The Washington Post’s John Pomfret reports from Koh Kong, Cambodia:

Here in the depths of the Cardamom Mountains, where the Chinese-backed Khmer Rouge communists made their last stand in the late 1970s, China is asserting its rights as a resurgent imperial power in Asia. Instead of exporting revolution and bloodshed to its neighbors, China is now sending its cash and its people.

At this clangorous hydropower dam site hard along Cambodia’s border with Thailand, and in Burma, Laos and even Vietnam, China is engaged in a massive push to extend its economic and political influence into Southeast Asia. Spreading investment and aid along with political pressure, China is transforming a huge swath of territory along its southern border. Call it the Monroe Doctrine, Chinese style.
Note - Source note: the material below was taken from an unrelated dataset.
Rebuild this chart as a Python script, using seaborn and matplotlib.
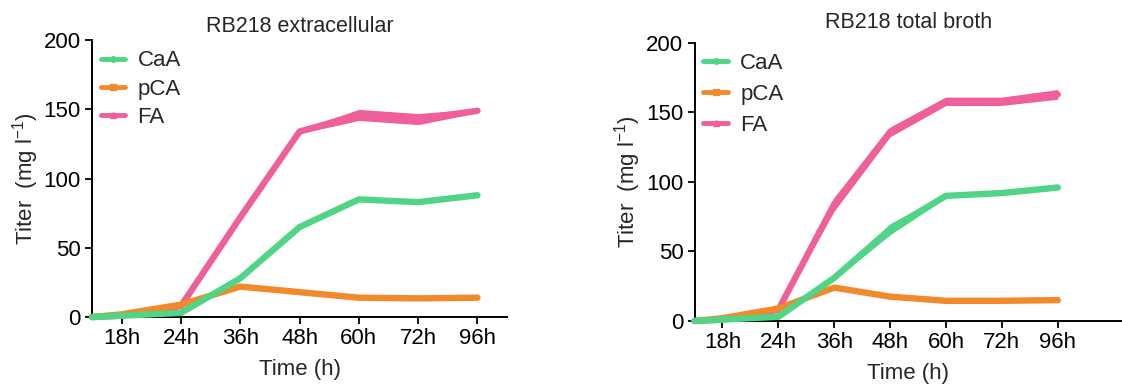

Ignored by successive U.S. administrations, China’s rise in this region is now causing alarm in Washington, which is aggressively courting the countries of Southeast Asia. The Obama administration has cultivated closer ties with its old foe Vietnam. It has tried to open doors to Burma, also known as Myanmar, which U.S. officials believe is in danger of becoming a Chinese vassal state. Relations have been renewed with Laos, whose northern half is dominated by Chinese businesses. In a speech about U.S. policy in Asia on Oct. 28, before she embarked on her sixth trip to Asia in two years, Secretary of State Hillary Rodham Clinton used military terminology to refer to U.S. efforts: “forward-deployed diplomacy.”